Times of disruptive change are difficult for those in power and those who benefit most from the current way of things. Many of these people prefer to ignore the rising changes in society. In effect, they abandon their leadership role in shaping change in the system.

Enduring disruptive change demands an engaged form of leadership. The future in disruption is not written. Leaders should seek to engage, lead and shape change to the benefit of their organisations. 

The Networked Economy is Here to Stay.

Many leaders of organisations have a lot of power, status and wealth tied up in the way things are now.  They are the masters of the current system, adept in its ways and confident in managing the current model of work and the organisation.  They have both personal and professional reasons for hoping that nothing changes.

Change doesn’t work that way. We are now part of a global ecosystem of actors connected in digital networks.  Access, visibility and transparency have increased driven by the new connectivity.  Change that enters this new system is magnified, spread and developed by the action of agents all around the world.

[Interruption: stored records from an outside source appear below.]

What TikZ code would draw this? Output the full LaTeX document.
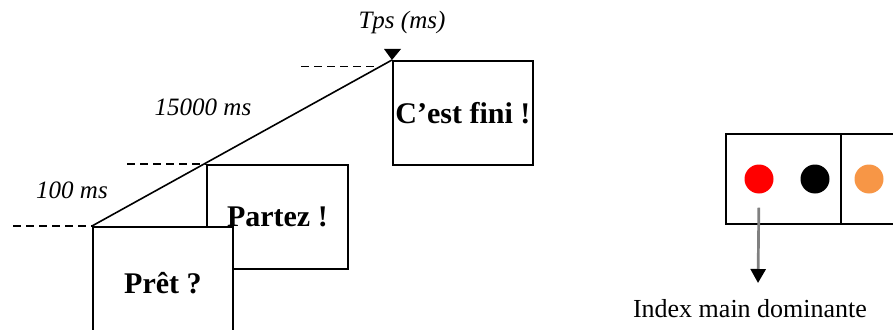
\documentclass[tikz,border=0pt]{standalone}
\usepackage{fontspec}
\setmainfont{Liberation Serif}
\usetikzlibrary{positioning,calc,arrows.meta}
\definecolor{orangeclair}{HTML}{F79646}
\begin{document}
\begin{tikzpicture}
	[x=1pt,y=-1pt,
	ecran/.style={draw,fill=white,line width=1.8pt,minimum width=140pt,anchor=north west,inner sep=0pt,font=\fontsize{30}{36}\selectfont\bfseries},
	duree/.style={font=\fontsize{25}{30}\selectfont\itshape},
	repere/.style={line width=1.5pt,dash pattern=on 8pt off 5pt},
	touche/.style={draw,line width=1.8pt,minimum width=115pt,minimum height=90pt,inner sep=0pt,outer sep=0pt},
	pastille/.style={circle,minimum size=29pt,inner sep=0pt},]
	\useasboundingbox(0,0)rectangle(893,329);
	\clip(0,0)rectangle(893,329);
	% les trois ecrans
	\node[ecran,minimum width=141pt,minimum height=104pt](partez)at(206,164){Partez !};
	\node[ecran,minimum height=112pt](pret)at(92,226){Prêt ?};
	\node[ecran,minimum height=104pt](fini)at(392,60){C’est fini !};
	% axe du temps
	\draw[line width=1.6pt](pret.north west)--coordinate[pos=0.96](haut)(fini.north west);
	\fill($(fini.north west)+(-8,-11)$)--($(fini.north west)+(9,-11)$)--(fini.north west)--cycle;
	\draw[repere]($(pret.north west)+(-79,0)$)--(pret.north west);
	\draw[repere]($(partez.north west)+(-79,0)$)--(partez.north west);
	\draw[repere]($(haut)+(-79,0)$)--(haut);
	\node[duree](tps)at(402,22){Tps (ms)};
	\node[duree](t2)at(203,107){15000 ms};
	\node[duree](t1)at(72,190){100 ms};
	% clavier
	\node[touche,anchor=north west](gauche)at(726,134){};
	\node[touche,right=0pt of gauche](droite){};
	\node[pastille,fill=red](rouge)at(759,179){};
	\node[pastille,fill=black](noir)at(815,179){};
	\node[pastille,fill=orangeclair](orange)at(869,179){};
	\node[font=\fontsize{26}{31}\selectfont](index)at(750,309){Index main dominante};
	\coordinate(pointe)at(758,283);
	\draw[gray,line width=2.7pt,shorten <=14pt,-{Triangle[width=15pt,length=14pt,color=black]}](rouge.south)--(pointe);
\end{tikzpicture}
\end{document}
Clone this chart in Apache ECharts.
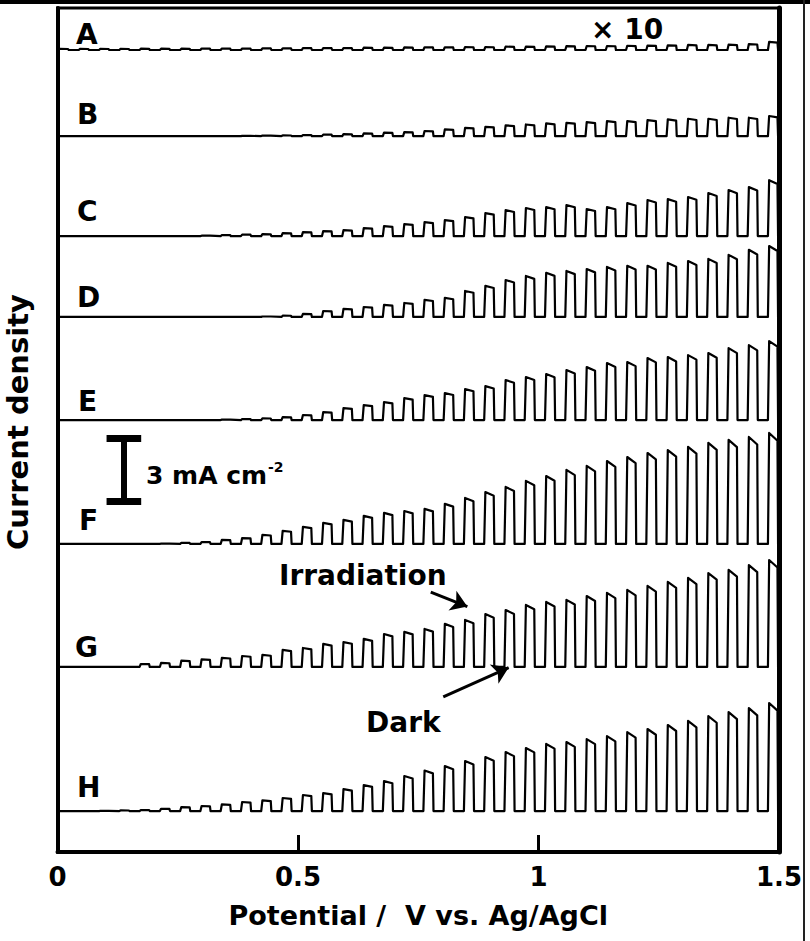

Lead or Let others Decide The Future

The connected digital networks of global actors means the future of work won’t be ignored, stopped or reversed. Others will go on to develop better ways of working whether you and your organisation participate or not. The less you participate, the more you appear a candidate for disruption by one of these actors.

Organisations face a leadership challenge in this environment.  Effective leadership, continuous learning and a vibrant culture is required to take effect of the advantages of the new approaches.  Senior managers need to play a critical role helping organisations adjust and maximise the benefits from these changes.

However, managers face changes in the future of work that change their power, status and potentially their financial position.  Networks can operate with less layers of management and roles that were once managements prerogative are being delegated to frontline employees or automated in systems. New two-way conversations with engaged and enabled employees, customers and other staked holders can require leaders to deal with new complexity. In this case, it can be tempting for a senior leader to sit on the sidelines hoping the changes are a fad or that they might pass over the organisation.

You Can’t Lead a Community if You are Not Engaged

A simple case study of this mindset comes when you consider the level of management attention to stakeholder activism in social and digital media. Because this activism is now more visible and empowered by digital and social networks, management can see resentment that once was hidden. Bear in mind the resentment is not new.  It just has a bigger audience and influence than before.

Many of these social activist activities have large impacts on organisations because the activist have a community and the organisation has only a network.  

The critical difference between a network and a community is how engaged the participants are. That engagement arises as a result of acts of leadership to create common purpose, to shape an agenda of action and to influence others to act. Leaders who ignore the burgeoning networks around the organisation allow others to shape the communities, their purposes and their influence.

Senior leaders of organisations need to engage with the networks around their organisation.  The opportunity to create productive communities far exceeds the risks. Listening and acting on feedback of networks of stakeholders is one of the better mitigants of risk. Failure to engage and to understand the needs of the networks creates an opportunity for others to lead.